--- start DATA SEGMENT ---

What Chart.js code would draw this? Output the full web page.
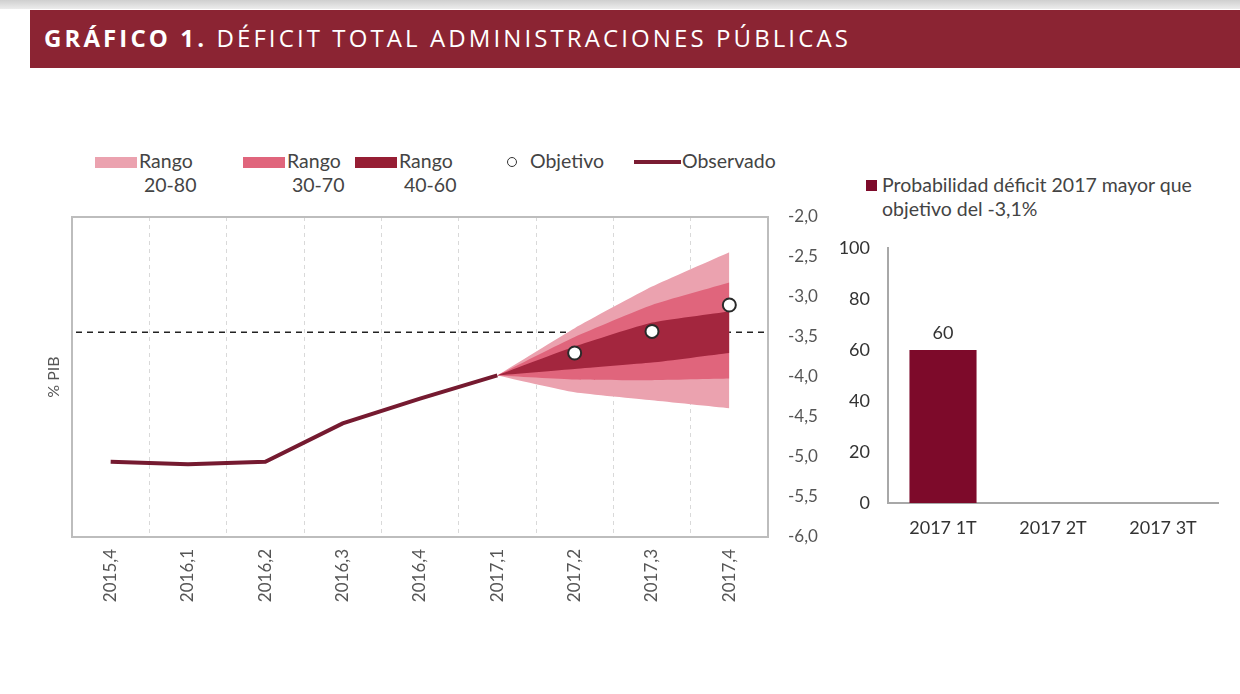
<!DOCTYPE html>
<html>
<head>
<meta charset="utf-8">
<script src="https://cdn.jsdelivr.net/npm/chart.js@4.4.1/dist/chart.umd.min.js"></script>
<style>
  html, body { margin: 0; padding: 0; background: #fff; }
  body { width: 1240px; height: 694px; position: relative; overflow: hidden; font-family: Lato, "Open Sans", sans-serif; }
  .topstrip { position: absolute; left: 0; top: 0; width: 1240px; height: 9px; background: linear-gradient(#cfcfcf, #ececec); }
  .titlebar { position: absolute; left: 30px; top: 10px; width: 1210px; height: 58px; background: #8b2433; }
  .titlebar span { position: absolute; left: 14px; top: 11px; color: #fff; font-family: "Open Sans", sans-serif; font-size: 24px; letter-spacing: 3.1px; white-space: nowrap; }
  .lg { position: absolute; font-size: 19.5px; color: #444; line-height: 24px; }
  .sw { position: absolute; width: 42px; height: 11px; }
  #c1wrap { position: absolute; left: 0; top: 200px; width: 840px; height: 420px; }
  #c2wrap { position: absolute; left: 840px; top: 230px; width: 400px; height: 330px; }
</style>
</head>
<body>
<div class="topstrip"></div>
<div class="titlebar"><span><b>GRÁFICO 1.</b> DÉFICIT TOTAL ADMINISTRACIONES PÚBLICAS</span></div>

<div class="sw" style="left:95px;top:157px;background:#eba2af;"></div>
<div class="lg" style="left:139px;top:149px;">Rango<br>&nbsp;20-80</div>
<div class="sw" style="left:243px;top:157px;background:#e0657c;"></div>
<div class="lg" style="left:287px;top:149px;">Rango<br>&nbsp;30-70</div>
<div class="sw" style="left:355px;top:157px;background:#961e34;"></div>
<div class="lg" style="left:399px;top:149px;">Rango<br>&nbsp;40-60</div>
<div style="position:absolute;left:507px;top:157px;width:8px;height:8px;border:1.5px solid #333;border-radius:50%;background:#fff;"></div>
<div class="lg" style="left:530px;top:149px;">Objetivo</div>
<div style="position:absolute;left:634px;top:160px;width:47px;height:4px;background:#7a1c32;"></div>
<div class="lg" style="left:682px;top:149px;">Observado</div>

<div style="position:absolute;left:866px;top:180px;width:11px;height:11px;background:#7d0a2a;"></div>
<div class="lg" style="left:882px;top:173px;">Probabilidad déficit 2017 mayor que<br>objetivo del -3,1%</div>

<div id="c1wrap"><canvas id="c1"></canvas></div>
<div id="c2wrap"><canvas id="c2"></canvas></div>

<script>
// ---- data ----
const periods = ["2015,4","2016,1","2016,2","2016,3","2016,4","2017,1","2017,2","2017,3","2017,4"];
const observado = [-5.06, -5.09, -5.06, -4.58, -4.27, -3.98, null, null, null];
const objetivo  = [null, null, null, null, null, null, -3.7, -3.43, -3.1];
const rango2080Top = [null, null, null, null, null, -3.98, -3.39, -2.87, -2.44];
const rango2080Bot = [null, null, null, null, null, -3.98, -4.19, -4.29, -4.39];
const rango3070Top = [null, null, null, null, null, -3.98, -3.5, -3.1, -2.82];
const rango3070Bot = [null, null, null, null, null, -3.98, -4.03, -4.04, -4.02];
const rango4060Top = [null, null, null, null, null, -3.98, -3.62, -3.32, -3.18];
const rango4060Bot = [null, null, null, null, null, -3.98, -3.9, -3.82, -3.7];
const referenceLine = -3.44;
const yTicks = [-2, -2.5, -3, -3.5, -4, -4.5, -5, -5.5, -6];

const barCategories = ["2017 1T", "2017 2T", "2017 3T"];
const probabilidad = [60, null, null];

Chart.defaults.font.family = "Lato, 'Open Sans', sans-serif";
Chart.defaults.animation = false;

const boxPlugin = {
  id: 'box',
  beforeDatasetsDraw(chart) {
    const ctx = chart.ctx, a = chart.chartArea;
    const y = chart.scales.y.getPixelForValue(referenceLine);
    ctx.save();
    ctx.strokeStyle = '#222';
    ctx.lineWidth = 1.6;
    ctx.setLineDash([6, 5]);
    ctx.beginPath();
    ctx.moveTo(a.left + 4, y);
    ctx.lineTo(a.right, y);
    ctx.stroke();
    ctx.restore();
  },
  afterDraw(chart) {
    const ctx = chart.ctx, a = chart.chartArea;
    ctx.save();
    ctx.strokeStyle = '#bdbdbd';
    ctx.lineWidth = 2;
    ctx.strokeRect(a.left, a.top, a.right - a.left, a.bottom - a.top);
    ctx.restore();
  }
};

const fanDs = (data, color, fillTarget, order) => ({
  data, yAxisID: 'y', backgroundColor: color, borderWidth: 0, pointRadius: 0,
  fill: fillTarget === null ? false : fillTarget, order, tension: 0.15
});

new Chart(document.getElementById('c1'), {
  type: 'line',
  data: {
    labels: periods,
    datasets: [
      fanDs(rango2080Top, '#eba2af', 1, 10),
      fanDs(rango2080Bot, 'rgba(0,0,0,0)', null, 9),
      fanDs(rango3070Top, '#e0657c', 3, 8),
      fanDs(rango3070Bot, 'rgba(0,0,0,0)', null, 7),
      fanDs(rango4060Top, '#a3263e', 5, 6),
      fanDs(rango4060Bot, 'rgba(0,0,0,0)', null, 5),
      { data: observado, yAxisID: 'y', borderColor: '#751a30', borderWidth: 4, pointRadius: 0, fill: false, order: 1, borderCapStyle: 'butt' },
      { data: objetivo, yAxisID: 'y', showLine: false, pointRadius: 6.5, pointBackgroundColor: '#fff', pointBorderColor: '#2a2a2a', pointBorderWidth: 2, order: 0 }
    ]
  },
  options: {
    responsive: true, maintainAspectRatio: false,
    layout: { padding: { top: 17, left: 0, right: 0, bottom: 0 } },
    plugins: { legend: { display: false }, tooltip: { enabled: false } },
    scales: {
      x: {
        offset: true,
        grid: { offset: true, color: '#d9d9d9', lineWidth: 1, drawTicks: false },
        border: { display: false, dash: [4, 4] },
        ticks: { color: '#555', font: { size: 17 }, minRotation: 90, maxRotation: 90, padding: 12, autoSkip: false },
        afterFit(s) { s.height = 83; s.paddingLeft = 0; s.paddingRight = 0; }
      },
      y: {
        position: 'right', min: -6, max: -2,
        afterBuildTicks(s) { s.ticks = yTicks.map(v => ({ value: v })); },
        grid: { display: false, drawTicks: false },
        border: { display: false },
        ticks: {
          color: '#555', font: { size: 17 }, padding: 20,
          callback: v => v.toFixed(1).replace('.', ',')
        },
        afterFit(s) { s.width = 72; s.paddingTop = 0; s.paddingBottom = 0; }
      },
      yL: {
        position: 'left',
        grid: { display: false, drawTicks: false },
        border: { display: false },
        ticks: { display: false },
        title: { display: true, text: '% PIB', color: '#555', font: { size: 16 }, padding: { top: 44, bottom: 0 } },
        afterFit(s) { s.width = 72; s.paddingTop = 0; s.paddingBottom = 0; }
      }
    }
  },
  plugins: [boxPlugin]
});

const labelPlugin = {
  id: 'barLabel',
  afterDatasetsDraw(chart) {
    const ctx = chart.ctx;
    const meta = chart.getDatasetMeta(0);
    ctx.save();
    ctx.fillStyle = '#333';
    ctx.font = "18px Lato, 'Open Sans', sans-serif";
    ctx.textAlign = 'center';
    ctx.textBaseline = 'bottom';
    meta.data.forEach((el, i) => {
      const v = probabilidad[i];
      if (v === null || v === undefined) return;
      ctx.fillText(String(v), el.x, el.y - 8);
    });
    ctx.restore();
  }
};

new Chart(document.getElementById('c2'), {
  type: 'bar',
  data: {
    labels: barCategories,
    datasets: [{ data: probabilidad, backgroundColor: '#7d0a2a', categoryPercentage: 1, barPercentage: 0.61 }]
  },
  options: {
    responsive: true, maintainAspectRatio: false,
    layout: { padding: { top: 18, left: 0, right: 22, bottom: 0 } },
    plugins: { legend: { display: false }, tooltip: { enabled: false } },
    scales: {
      x: {
        grid: { display: false, drawTicks: false },
        border: { display: true, color: '#a8a8a8', width: 2 },
        ticks: { color: '#333', font: { size: 18 }, padding: 14 },
        afterFit(s) { s.height = 57; s.paddingLeft = 0; s.paddingRight = 0; }
      },
      y: {
        min: 0, max: 100,
        grid: { display: false, drawTicks: false },
        border: { display: true, color: '#a8a8a8', width: 2 },
        ticks: { stepSize: 20, color: '#333', font: { size: 18 }, padding: 18 },
        afterFit(s) { s.width = 48; s.paddingTop = 0; s.paddingBottom = 0; }
      }
    }
  },
  plugins: [labelPlugin]
});
</script>
</body>
</html>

--- end DATA SEGMENT ---

■ **REQUIRED TASK**: Only lines belong in the copy: transcribe those from the start of the data through the line that contains "TOTAL ADMINISTRACIONES PÚBLICAS</span></div>", and skip the pictures.

■ **EXPECTED OUTPUT**:
What Chart.js code would draw this? Output the full web page.
<!DOCTYPE html>
<html>
<head>
<meta charset="utf-8">
<script src="https://cdn.jsdelivr.net/npm/chart.js@4.4.1/dist/chart.umd.min.js"></script>
<style>
  html, body { margin: 0; padding: 0; background: #fff; }
  body { width: 1240px; height: 694px; position: relative; overflow: hidden; font-family: Lato, "Open Sans", sans-serif; }
  .topstrip { position: absolute; left: 0; top: 0; width: 1240px; height: 9px; background: linear-gradient(#cfcfcf, #ececec); }
  .titlebar { position: absolute; left: 30px; top: 10px; width: 1210px; height: 58px; background: #8b2433; }
  .titlebar span { position: absolute; left: 14px; top: 11px; color: #fff; font-family: "Open Sans", sans-serif; font-size: 24px; letter-spacing: 3.1px; white-space: nowrap; }
  .lg { position: absolute; font-size: 19.5px; color: #444; line-height: 24px; }
  .sw { position: absolute; width: 42px; height: 11px; }
  #c1wrap { position: absolute; left: 0; top: 200px; width: 840px; height: 420px; }
  #c2wrap { position: absolute; left: 840px; top: 230px; width: 400px; height: 330px; }
</style>
</head>
<body>
<div class="topstrip"></div>
<div class="titlebar"><span><b>GRÁFICO 1.</b> DÉFICIT TOTAL ADMINISTRACIONES PÚBLICAS</span></div>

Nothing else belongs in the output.